* [DO THIS] Write out the entire listing below exactly, with the pictures left out.

* [DATA PROVIDED]
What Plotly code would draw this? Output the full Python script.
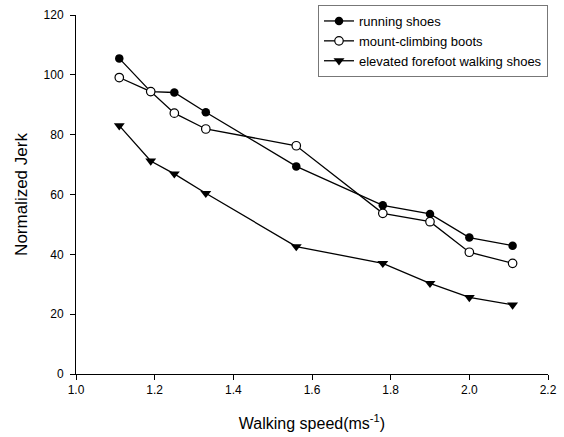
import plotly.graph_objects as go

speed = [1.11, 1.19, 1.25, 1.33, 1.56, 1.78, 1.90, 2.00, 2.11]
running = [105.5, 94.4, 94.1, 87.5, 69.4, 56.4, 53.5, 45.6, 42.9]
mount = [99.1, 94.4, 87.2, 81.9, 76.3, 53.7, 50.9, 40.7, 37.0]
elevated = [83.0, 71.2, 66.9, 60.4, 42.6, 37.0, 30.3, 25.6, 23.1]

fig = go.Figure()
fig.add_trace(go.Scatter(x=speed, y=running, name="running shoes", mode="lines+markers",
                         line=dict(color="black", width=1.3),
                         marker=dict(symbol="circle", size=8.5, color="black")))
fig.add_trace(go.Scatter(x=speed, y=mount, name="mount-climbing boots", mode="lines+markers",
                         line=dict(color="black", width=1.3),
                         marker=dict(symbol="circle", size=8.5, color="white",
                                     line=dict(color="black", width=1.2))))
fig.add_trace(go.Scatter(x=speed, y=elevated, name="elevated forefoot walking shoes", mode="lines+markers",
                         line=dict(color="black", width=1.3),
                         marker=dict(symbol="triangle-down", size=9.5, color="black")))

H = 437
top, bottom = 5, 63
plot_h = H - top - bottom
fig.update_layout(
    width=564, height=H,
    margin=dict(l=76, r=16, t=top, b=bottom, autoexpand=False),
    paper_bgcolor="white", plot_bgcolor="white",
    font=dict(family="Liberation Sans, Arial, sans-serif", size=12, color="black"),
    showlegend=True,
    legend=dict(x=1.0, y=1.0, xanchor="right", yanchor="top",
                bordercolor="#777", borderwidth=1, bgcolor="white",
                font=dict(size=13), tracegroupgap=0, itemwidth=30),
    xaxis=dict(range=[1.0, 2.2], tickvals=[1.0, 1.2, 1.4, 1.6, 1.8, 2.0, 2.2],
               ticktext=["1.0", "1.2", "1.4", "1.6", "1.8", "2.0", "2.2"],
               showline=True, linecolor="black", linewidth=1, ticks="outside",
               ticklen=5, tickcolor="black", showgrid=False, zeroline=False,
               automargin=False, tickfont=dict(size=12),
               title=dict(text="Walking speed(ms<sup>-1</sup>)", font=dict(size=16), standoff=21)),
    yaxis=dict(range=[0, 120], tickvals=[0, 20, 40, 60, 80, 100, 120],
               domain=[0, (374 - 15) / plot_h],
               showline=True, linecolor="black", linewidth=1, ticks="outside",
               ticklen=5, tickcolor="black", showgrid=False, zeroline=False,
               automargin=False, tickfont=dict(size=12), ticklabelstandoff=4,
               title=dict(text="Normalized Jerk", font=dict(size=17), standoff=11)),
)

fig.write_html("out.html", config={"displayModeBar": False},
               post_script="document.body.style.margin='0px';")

* [SOLUTION FOR THIS TASK]
What Plotly code would draw this? Output the full Python script.
import plotly.graph_objects as go

speed = [1.11, 1.19, 1.25, 1.33, 1.56, 1.78, 1.90, 2.00, 2.11]
running = [105.5, 94.4, 94.1, 87.5, 69.4, 56.4, 53.5, 45.6, 42.9]
mount = [99.1, 94.4, 87.2, 81.9, 76.3, 53.7, 50.9, 40.7, 37.0]
elevated = [83.0, 71.2, 66.9, 60.4, 42.6, 37.0, 30.3, 25.6, 23.1]

fig = go.Figure()
fig.add_trace(go.Scatter(x=speed, y=running, name="running shoes", mode="lines+markers",
                         line=dict(color="black", width=1.3),
                         marker=dict(symbol="circle", size=8.5, color="black")))
fig.add_trace(go.Scatter(x=speed, y=mount, name="mount-climbing boots", mode="lines+markers",
                         line=dict(color="black", width=1.3),
                         marker=dict(symbol="circle", size=8.5, color="white",
                                     line=dict(color="black", width=1.2))))
fig.add_trace(go.Scatter(x=speed, y=elevated, name="elevated forefoot walking shoes", mode="lines+markers",
                         line=dict(color="black", width=1.3),
                         marker=dict(symbol="triangle-down", size=9.5, color="black")))

H = 437
top, bottom = 5, 63
plot_h = H - top - bottom
fig.update_layout(
    width=564, height=H,
    margin=dict(l=76, r=16, t=top, b=bottom, autoexpand=False),
    paper_bgcolor="white", plot_bgcolor="white",
    font=dict(family="Liberation Sans, Arial, sans-serif", size=12, color="black"),
    showlegend=True,
    legend=dict(x=1.0, y=1.0, xanchor="right", yanchor="top",
                bordercolor="#777", borderwidth=1, bgcolor="white",
                font=dict(size=13), tracegroupgap=0, itemwidth=30),
    xaxis=dict(range=[1.0, 2.2], tickvals=[1.0, 1.2, 1.4, 1.6, 1.8, 2.0, 2.2],
               ticktext=["1.0", "1.2", "1.4", "1.6", "1.8", "2.0", "2.2"],
               showline=True, linecolor="black", linewidth=1, ticks="outside",
               ticklen=5, tickcolor="black", showgrid=False, zeroline=False,
               automargin=False, tickfont=dict(size=12),
               title=dict(text="Walking speed(ms<sup>-1</sup>)", font=dict(size=16), standoff=21)),
    yaxis=dict(range=[0, 120], tickvals=[0, 20, 40, 60, 80, 100, 120],
               domain=[0, (374 - 15) / plot_h],
               showline=True, linecolor="black", linewidth=1, ticks="outside",
               ticklen=5, tickcolor="black", showgrid=False, zeroline=False,
               automargin=False, tickfont=dict(size=12), ticklabelstandoff=4,
               title=dict(text="Normalized Jerk", font=dict(size=17), standoff=11)),
)

fig.write_html("out.html", config={"displayModeBar": False},
               post_script="document.body.style.margin='0px';")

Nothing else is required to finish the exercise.